• _THE PROBLEM_
Return each line of the data below exactly, omitting any pictures.

• _DATA EXCERPT_
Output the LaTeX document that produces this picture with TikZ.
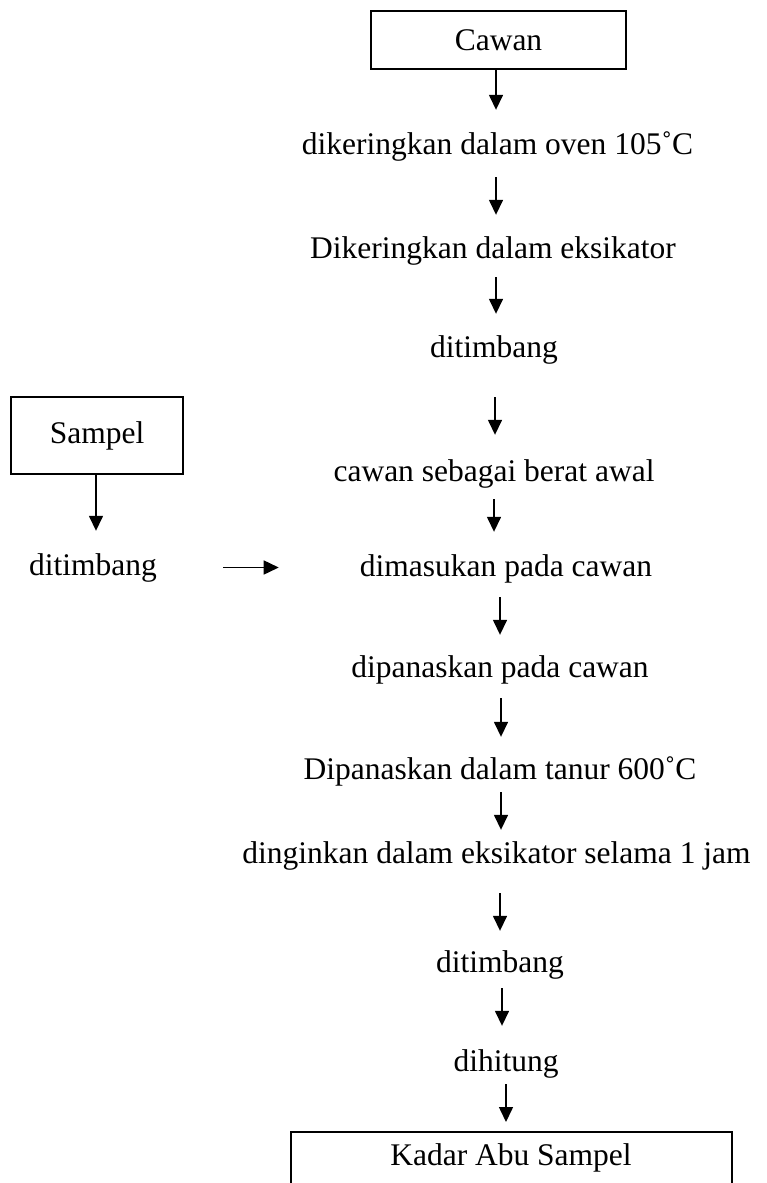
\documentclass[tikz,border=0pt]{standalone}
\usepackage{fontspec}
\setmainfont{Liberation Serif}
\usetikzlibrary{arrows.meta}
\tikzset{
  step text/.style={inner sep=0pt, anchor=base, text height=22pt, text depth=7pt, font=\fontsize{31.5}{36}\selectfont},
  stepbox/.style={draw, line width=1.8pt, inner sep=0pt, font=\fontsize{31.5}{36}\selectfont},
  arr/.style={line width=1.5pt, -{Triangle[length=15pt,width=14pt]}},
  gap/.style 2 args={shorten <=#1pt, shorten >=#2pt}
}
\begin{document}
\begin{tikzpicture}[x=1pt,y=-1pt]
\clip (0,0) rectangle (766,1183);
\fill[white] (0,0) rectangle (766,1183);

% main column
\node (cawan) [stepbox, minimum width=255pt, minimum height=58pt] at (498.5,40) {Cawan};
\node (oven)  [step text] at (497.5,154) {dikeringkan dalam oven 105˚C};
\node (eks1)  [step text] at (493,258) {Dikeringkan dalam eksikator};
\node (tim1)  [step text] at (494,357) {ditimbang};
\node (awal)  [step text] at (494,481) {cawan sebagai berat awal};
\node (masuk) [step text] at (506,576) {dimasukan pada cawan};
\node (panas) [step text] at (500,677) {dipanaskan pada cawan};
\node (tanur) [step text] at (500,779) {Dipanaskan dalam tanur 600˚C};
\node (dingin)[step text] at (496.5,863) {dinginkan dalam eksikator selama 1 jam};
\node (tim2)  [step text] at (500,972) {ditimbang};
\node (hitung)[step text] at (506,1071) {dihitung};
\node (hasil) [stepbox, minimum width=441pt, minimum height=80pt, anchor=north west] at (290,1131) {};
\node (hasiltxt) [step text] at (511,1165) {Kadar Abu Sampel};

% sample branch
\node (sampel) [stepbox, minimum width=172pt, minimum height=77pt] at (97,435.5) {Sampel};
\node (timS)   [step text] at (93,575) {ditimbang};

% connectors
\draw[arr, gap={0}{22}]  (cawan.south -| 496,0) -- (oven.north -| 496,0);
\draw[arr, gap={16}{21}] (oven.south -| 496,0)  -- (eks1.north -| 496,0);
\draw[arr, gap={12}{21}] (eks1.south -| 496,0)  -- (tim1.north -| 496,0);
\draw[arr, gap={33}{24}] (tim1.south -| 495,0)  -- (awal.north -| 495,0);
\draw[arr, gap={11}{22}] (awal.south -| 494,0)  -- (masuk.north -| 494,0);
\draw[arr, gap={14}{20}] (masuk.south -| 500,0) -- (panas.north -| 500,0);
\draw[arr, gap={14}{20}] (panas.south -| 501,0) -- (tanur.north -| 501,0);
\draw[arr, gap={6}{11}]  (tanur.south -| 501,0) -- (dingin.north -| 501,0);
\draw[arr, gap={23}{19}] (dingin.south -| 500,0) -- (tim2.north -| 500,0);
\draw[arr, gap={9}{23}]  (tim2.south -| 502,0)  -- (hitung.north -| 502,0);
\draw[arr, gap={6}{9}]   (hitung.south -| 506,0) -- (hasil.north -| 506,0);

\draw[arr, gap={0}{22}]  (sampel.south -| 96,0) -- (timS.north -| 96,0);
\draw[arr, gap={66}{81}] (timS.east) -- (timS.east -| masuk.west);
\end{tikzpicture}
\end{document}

• _RESULT OF THIS TASK_
Output the LaTeX document that produces this picture with TikZ.
\documentclass[tikz,border=0pt]{standalone}
\usepackage{fontspec}
\setmainfont{Liberation Serif}
\usetikzlibrary{arrows.meta}
\tikzset{
  step text/.style={inner sep=0pt, anchor=base, text height=22pt, text depth=7pt, font=\fontsize{31.5}{36}\selectfont},
  stepbox/.style={draw, line width=1.8pt, inner sep=0pt, font=\fontsize{31.5}{36}\selectfont},
  arr/.style={line width=1.5pt, -{Triangle[length=15pt,width=14pt]}},
  gap/.style 2 args={shorten <=#1pt, shorten >=#2pt}
}
\begin{document}
\begin{tikzpicture}[x=1pt,y=-1pt]
\clip (0,0) rectangle (766,1183);
\fill[white] (0,0) rectangle (766,1183);

% main column
\node (cawan) [stepbox, minimum width=255pt, minimum height=58pt] at (498.5,40) {Cawan};
\node (oven)  [step text] at (497.5,154) {dikeringkan dalam oven 105˚C};
\node (eks1)  [step text] at (493,258) {Dikeringkan dalam eksikator};
\node (tim1)  [step text] at (494,357) {ditimbang};
\node (awal)  [step text] at (494,481) {cawan sebagai berat awal};
\node (masuk) [step text] at (506,576) {dimasukan pada cawan};
\node (panas) [step text] at (500,677) {dipanaskan pada cawan};
\node (tanur) [step text] at (500,779) {Dipanaskan dalam tanur 600˚C};
\node (dingin)[step text] at (496.5,863) {dinginkan dalam eksikator selama 1 jam};
\node (tim2)  [step text] at (500,972) {ditimbang};
\node (hitung)[step text] at (506,1071) {dihitung};
\node (hasil) [stepbox, minimum width=441pt, minimum height=80pt, anchor=north west] at (290,1131) {};
\node (hasiltxt) [step text] at (511,1165) {Kadar Abu Sampel};

% sample branch
\node (sampel) [stepbox, minimum width=172pt, minimum height=77pt] at (97,435.5) {Sampel};
\node (timS)   [step text] at (93,575) {ditimbang};

% connectors
\draw[arr, gap={0}{22}]  (cawan.south -| 496,0) -- (oven.north -| 496,0);
\draw[arr, gap={16}{21}] (oven.south -| 496,0)  -- (eks1.north -| 496,0);
\draw[arr, gap={12}{21}] (eks1.south -| 496,0)  -- (tim1.north -| 496,0);
\draw[arr, gap={33}{24}] (tim1.south -| 495,0)  -- (awal.north -| 495,0);
\draw[arr, gap={11}{22}] (awal.south -| 494,0)  -- (masuk.north -| 494,0);
\draw[arr, gap={14}{20}] (masuk.south -| 500,0) -- (panas.north -| 500,0);
\draw[arr, gap={14}{20}] (panas.south -| 501,0) -- (tanur.north -| 501,0);
\draw[arr, gap={6}{11}]  (tanur.south -| 501,0) -- (dingin.north -| 501,0);
\draw[arr, gap={23}{19}] (dingin.south -| 500,0) -- (tim2.north -| 500,0);
\draw[arr, gap={9}{23}]  (tim2.south -| 502,0)  -- (hitung.north -| 502,0);
\draw[arr, gap={6}{9}]   (hitung.south -| 506,0) -- (hasil.north -| 506,0);

\draw[arr, gap={0}{22}]  (sampel.south -| 96,0) -- (timS.north -| 96,0);
\draw[arr, gap={66}{81}] (timS.east) -- (timS.east -| masuk.west);
\end{tikzpicture}
\end{document}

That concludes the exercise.